WRITTEN INSTRUCTION: Write out again, unaltered, the lines from the start through the line containing "76.8, 78.31, 79.82];".

DATASET SECTION:

::::::::

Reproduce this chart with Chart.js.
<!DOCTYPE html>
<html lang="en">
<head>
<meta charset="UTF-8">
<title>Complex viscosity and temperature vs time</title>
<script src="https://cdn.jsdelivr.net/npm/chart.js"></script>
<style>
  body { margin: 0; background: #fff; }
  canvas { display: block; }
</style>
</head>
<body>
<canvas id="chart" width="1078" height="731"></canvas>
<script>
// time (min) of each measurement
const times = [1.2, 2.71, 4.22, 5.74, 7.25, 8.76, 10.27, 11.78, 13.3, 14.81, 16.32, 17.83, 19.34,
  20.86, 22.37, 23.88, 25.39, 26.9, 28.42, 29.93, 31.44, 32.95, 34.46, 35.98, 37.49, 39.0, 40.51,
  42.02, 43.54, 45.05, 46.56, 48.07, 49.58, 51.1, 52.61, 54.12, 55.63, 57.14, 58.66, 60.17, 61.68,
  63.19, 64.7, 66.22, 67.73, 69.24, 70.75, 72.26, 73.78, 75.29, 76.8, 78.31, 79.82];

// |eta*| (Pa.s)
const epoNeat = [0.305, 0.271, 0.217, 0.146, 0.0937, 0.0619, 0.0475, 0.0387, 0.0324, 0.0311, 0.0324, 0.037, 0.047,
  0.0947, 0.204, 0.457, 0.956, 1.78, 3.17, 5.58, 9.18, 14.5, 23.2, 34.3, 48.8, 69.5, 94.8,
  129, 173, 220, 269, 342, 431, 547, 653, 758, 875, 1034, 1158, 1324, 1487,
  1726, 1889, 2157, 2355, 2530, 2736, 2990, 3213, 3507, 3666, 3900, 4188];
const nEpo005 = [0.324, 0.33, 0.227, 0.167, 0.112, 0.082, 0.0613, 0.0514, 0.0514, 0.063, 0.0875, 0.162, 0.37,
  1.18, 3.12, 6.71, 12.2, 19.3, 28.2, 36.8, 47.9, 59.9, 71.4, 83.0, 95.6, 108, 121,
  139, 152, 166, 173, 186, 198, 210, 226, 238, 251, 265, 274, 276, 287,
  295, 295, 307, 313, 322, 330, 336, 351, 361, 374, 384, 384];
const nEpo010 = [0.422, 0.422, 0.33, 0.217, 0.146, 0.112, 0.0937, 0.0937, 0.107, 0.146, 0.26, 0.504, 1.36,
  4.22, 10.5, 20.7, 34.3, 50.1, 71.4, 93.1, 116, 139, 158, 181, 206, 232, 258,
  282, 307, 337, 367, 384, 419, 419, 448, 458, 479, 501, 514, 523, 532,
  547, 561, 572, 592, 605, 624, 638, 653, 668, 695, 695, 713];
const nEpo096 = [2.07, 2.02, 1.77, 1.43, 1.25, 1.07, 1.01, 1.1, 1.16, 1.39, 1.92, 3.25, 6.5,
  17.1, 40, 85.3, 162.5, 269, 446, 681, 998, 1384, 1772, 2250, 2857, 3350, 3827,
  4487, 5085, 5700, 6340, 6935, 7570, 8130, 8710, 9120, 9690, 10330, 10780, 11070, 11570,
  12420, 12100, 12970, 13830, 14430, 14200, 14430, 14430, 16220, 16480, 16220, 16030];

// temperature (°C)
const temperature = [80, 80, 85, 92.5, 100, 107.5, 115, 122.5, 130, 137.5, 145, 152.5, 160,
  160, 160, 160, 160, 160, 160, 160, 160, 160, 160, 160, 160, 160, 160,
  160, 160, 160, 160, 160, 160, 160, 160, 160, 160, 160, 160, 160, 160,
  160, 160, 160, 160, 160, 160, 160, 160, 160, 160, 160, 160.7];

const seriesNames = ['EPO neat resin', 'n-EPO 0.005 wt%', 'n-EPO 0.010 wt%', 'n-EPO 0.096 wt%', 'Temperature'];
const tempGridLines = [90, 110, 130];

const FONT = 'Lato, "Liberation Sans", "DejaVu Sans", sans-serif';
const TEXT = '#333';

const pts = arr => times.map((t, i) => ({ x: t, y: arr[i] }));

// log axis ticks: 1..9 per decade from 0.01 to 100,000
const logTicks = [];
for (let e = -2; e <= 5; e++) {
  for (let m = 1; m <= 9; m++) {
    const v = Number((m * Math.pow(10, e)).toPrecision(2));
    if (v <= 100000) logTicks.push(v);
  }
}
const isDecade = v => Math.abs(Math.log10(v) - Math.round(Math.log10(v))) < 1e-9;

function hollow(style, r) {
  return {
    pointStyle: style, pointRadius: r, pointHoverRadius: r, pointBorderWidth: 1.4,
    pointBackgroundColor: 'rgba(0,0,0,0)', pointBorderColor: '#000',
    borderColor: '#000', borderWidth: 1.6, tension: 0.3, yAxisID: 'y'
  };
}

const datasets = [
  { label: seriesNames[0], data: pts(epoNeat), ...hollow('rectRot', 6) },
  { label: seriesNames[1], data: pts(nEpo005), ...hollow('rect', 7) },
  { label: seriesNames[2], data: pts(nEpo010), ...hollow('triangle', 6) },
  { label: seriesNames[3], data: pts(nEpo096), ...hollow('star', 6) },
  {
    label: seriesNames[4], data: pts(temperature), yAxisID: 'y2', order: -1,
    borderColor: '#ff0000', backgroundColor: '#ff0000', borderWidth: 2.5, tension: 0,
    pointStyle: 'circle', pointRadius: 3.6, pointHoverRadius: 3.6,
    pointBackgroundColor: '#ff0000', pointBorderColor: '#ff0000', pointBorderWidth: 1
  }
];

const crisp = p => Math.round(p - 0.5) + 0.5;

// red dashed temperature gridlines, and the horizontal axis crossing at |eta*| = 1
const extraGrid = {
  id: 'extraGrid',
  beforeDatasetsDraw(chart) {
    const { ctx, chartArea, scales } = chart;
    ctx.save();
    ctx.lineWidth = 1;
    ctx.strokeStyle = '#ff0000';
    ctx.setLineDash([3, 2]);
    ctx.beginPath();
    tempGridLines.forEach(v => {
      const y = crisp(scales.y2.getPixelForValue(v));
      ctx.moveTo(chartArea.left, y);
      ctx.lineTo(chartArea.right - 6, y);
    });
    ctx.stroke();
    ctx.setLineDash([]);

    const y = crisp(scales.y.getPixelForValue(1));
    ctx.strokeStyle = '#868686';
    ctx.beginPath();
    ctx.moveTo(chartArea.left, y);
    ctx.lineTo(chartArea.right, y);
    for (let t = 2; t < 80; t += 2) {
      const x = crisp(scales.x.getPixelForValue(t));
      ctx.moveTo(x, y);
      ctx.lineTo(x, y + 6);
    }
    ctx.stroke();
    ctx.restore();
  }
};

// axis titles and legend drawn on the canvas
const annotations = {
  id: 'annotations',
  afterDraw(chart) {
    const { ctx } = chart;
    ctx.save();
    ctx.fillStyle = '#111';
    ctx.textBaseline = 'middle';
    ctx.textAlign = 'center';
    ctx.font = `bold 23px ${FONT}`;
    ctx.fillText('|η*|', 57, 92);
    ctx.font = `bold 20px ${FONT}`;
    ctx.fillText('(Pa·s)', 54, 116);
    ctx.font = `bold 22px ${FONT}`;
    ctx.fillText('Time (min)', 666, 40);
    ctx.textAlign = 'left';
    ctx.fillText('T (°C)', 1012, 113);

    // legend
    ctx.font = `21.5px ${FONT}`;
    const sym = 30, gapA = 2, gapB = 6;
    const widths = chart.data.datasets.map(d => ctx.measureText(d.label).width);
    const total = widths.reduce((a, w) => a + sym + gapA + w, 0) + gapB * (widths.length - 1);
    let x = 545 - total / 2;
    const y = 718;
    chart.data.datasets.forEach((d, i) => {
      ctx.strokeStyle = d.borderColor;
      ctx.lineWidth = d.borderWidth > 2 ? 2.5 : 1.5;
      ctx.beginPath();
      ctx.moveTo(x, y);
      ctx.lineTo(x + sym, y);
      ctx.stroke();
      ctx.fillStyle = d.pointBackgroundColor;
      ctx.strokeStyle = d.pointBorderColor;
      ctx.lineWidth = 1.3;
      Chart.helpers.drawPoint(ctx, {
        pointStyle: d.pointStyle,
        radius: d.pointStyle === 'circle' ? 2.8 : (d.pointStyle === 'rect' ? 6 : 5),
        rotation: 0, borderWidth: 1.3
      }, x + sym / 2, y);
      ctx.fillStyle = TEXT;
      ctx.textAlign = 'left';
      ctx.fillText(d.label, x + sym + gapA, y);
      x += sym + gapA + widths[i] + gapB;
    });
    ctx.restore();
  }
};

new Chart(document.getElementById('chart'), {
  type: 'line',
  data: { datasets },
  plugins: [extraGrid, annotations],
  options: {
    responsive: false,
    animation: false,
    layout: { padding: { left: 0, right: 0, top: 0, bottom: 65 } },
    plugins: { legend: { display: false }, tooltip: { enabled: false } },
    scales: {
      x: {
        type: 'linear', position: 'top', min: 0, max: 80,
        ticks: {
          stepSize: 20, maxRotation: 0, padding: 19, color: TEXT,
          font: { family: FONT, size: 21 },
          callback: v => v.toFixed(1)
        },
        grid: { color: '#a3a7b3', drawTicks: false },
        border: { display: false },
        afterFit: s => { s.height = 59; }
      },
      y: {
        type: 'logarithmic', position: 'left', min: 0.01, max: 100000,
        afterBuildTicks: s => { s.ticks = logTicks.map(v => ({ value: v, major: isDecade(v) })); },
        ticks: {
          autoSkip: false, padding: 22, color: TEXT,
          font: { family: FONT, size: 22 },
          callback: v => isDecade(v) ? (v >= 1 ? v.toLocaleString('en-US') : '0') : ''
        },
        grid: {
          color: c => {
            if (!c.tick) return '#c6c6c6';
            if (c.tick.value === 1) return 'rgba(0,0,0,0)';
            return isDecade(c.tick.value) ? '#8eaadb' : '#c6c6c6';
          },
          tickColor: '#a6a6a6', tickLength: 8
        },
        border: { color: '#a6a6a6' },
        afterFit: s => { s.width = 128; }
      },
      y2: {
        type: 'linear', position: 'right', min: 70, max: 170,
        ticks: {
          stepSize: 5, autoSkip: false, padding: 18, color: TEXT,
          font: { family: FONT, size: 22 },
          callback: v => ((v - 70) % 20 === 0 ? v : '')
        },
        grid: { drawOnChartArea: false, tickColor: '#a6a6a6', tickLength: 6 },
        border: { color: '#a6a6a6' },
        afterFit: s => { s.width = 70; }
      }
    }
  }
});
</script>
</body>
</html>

::::::::

RESULT FOR THIS TASK:
Reproduce this chart with Chart.js.
<!DOCTYPE html>
<html lang="en">
<head>
<meta charset="UTF-8">
<title>Complex viscosity and temperature vs time</title>
<script src="https://cdn.jsdelivr.net/npm/chart.js"></script>
<style>
  body { margin: 0; background: #fff; }
  canvas { display: block; }
</style>
</head>
<body>
<canvas id="chart" width="1078" height="731"></canvas>
<script>
// time (min) of each measurement
const times = [1.2, 2.71, 4.22, 5.74, 7.25, 8.76, 10.27, 11.78, 13.3, 14.81, 16.32, 17.83, 19.34,
  20.86, 22.37, 23.88, 25.39, 26.9, 28.42, 29.93, 31.44, 32.95, 34.46, 35.98, 37.49, 39.0, 40.51,
  42.02, 43.54, 45.05, 46.56, 48.07, 49.58, 51.1, 52.61, 54.12, 55.63, 57.14, 58.66, 60.17, 61.68,
  63.19, 64.7, 66.22, 67.73, 69.24, 70.75, 72.26, 73.78, 75.29, 76.8, 78.31, 79.82];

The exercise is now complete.